Data section:
# # # # #
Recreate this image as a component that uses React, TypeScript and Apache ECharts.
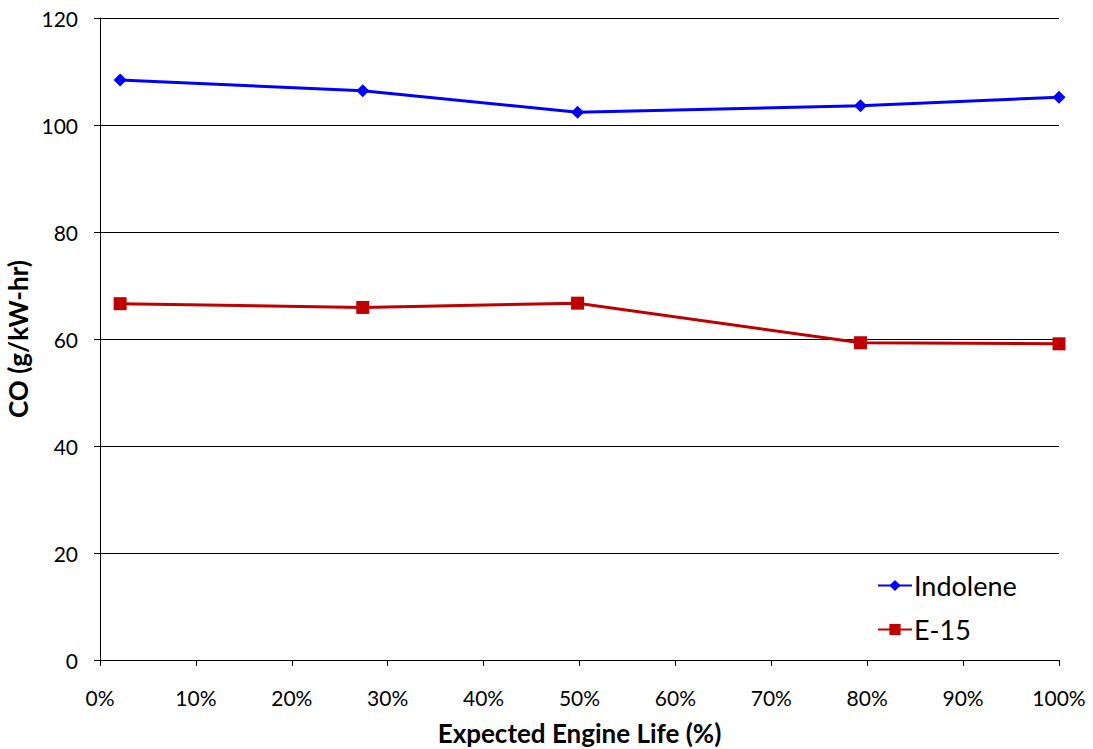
import React, { useEffect, useRef } from "react";
import * as echarts from "echarts";

const lifePct = [2.1, 27.4, 49.8, 79.3, 100];
const indolene = [108.4, 106.4, 102.4, 103.6, 105.2];
const e15 = [66.6, 65.9, 66.7, 59.3, 59.1];
const seriesNames = ["Indolene", "E-15"];
const xTitle = "Expected Engine Life (%)";
const yTitle = "CO (g/kW-hr)";

const FONT = "Lato, 'Open Sans', sans-serif";

export default function App() {
  const ref = useRef<HTMLDivElement>(null);
  useEffect(() => {
    if (!ref.current) return;
    const chart = echarts.init(ref.current, undefined, { renderer: "svg" });
    chart.setOption({
      animation: false,
      backgroundColor: "#ffffff",
      grid: {
        left: 100,
        top: 18,
        width: 959,
        height: 642,
        containLabel: false,
        outerBoundsMode: "none",
      },
      legend: {
        orient: "vertical",
        left: 877,
        top: 572,
        padding: 0,
        itemGap: 17,
        itemWidth: 34,
        itemHeight: 14,
        textStyle: { fontFamily: FONT, fontSize: 27, color: "#000", padding: [0, 0, 0, -3] },
        data: seriesNames,
      },
      xAxis: {
        type: "value",
        min: 0,
        max: 100,
        interval: 10,
        name: xTitle,
        nameLocation: "middle",
        nameGap: 60,
        nameTextStyle: { fontFamily: FONT, fontSize: 26, fontWeight: "bold", color: "#000" },
        axisLine: { show: true, lineStyle: { color: "#000", width: 1 } },
        axisTick: { show: true, length: 6, inside: false, lineStyle: { color: "#000" } },
        axisLabel: {
          formatter: (v: number) => v + "%",
          fontFamily: FONT,
          fontSize: 21,
          color: "#000",
          margin: 27,
        },
        splitLine: { show: false },
      },
      yAxis: {
        type: "value",
        min: 0,
        max: 120,
        interval: 20,
        name: yTitle,
        nameLocation: "middle",
        nameGap: 66,
        nameRotate: 90,
        nameTextStyle: { fontFamily: FONT, fontSize: 26, fontWeight: "bold", color: "#000" },
        axisLine: { show: true, lineStyle: { color: "#000", width: 1 } },
        axisTick: { show: true, length: 6, inside: false, lineStyle: { color: "#000" } },
        axisLabel: { fontFamily: FONT, fontSize: 21, color: "#000", margin: 22 },
        splitLine: { show: true, lineStyle: { color: "#000", width: 1 } },
      },
      series: [
        {
          name: seriesNames[0],
          type: "line",
          data: lifePct.map((x, i) => [x, indolene[i]]),
          symbol: "diamond",
          symbolSize: 13,
          lineStyle: { color: "#0000FF", width: 3 },
          itemStyle: { color: "#0000FF" },
        },
        {
          name: seriesNames[1],
          type: "line",
          data: lifePct.map((x, i) => [x, e15[i]]),
          symbol: "rect",
          symbolSize: 13,
          lineStyle: { color: "#C00000", width: 3 },
          itemStyle: { color: "#C00000" },
        },
      ],
    });
    return () => chart.dispose();
  }, []);
  return (
    <div
      ref={ref}
      style={{ position: "fixed", left: 0, top: 0, width: 1093, height: 749, background: "#fff" }}
    />
  );
}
# # # # #
Exercise: Repeat only the lines from the beginning of the material through the line containing "import * as", both ends kept, leaving pictures out.

Task output:
Recreate this image as a component that uses React, TypeScript and Apache ECharts.
import React, { useEffect, useRef } from "react";
import * as echarts from "echarts";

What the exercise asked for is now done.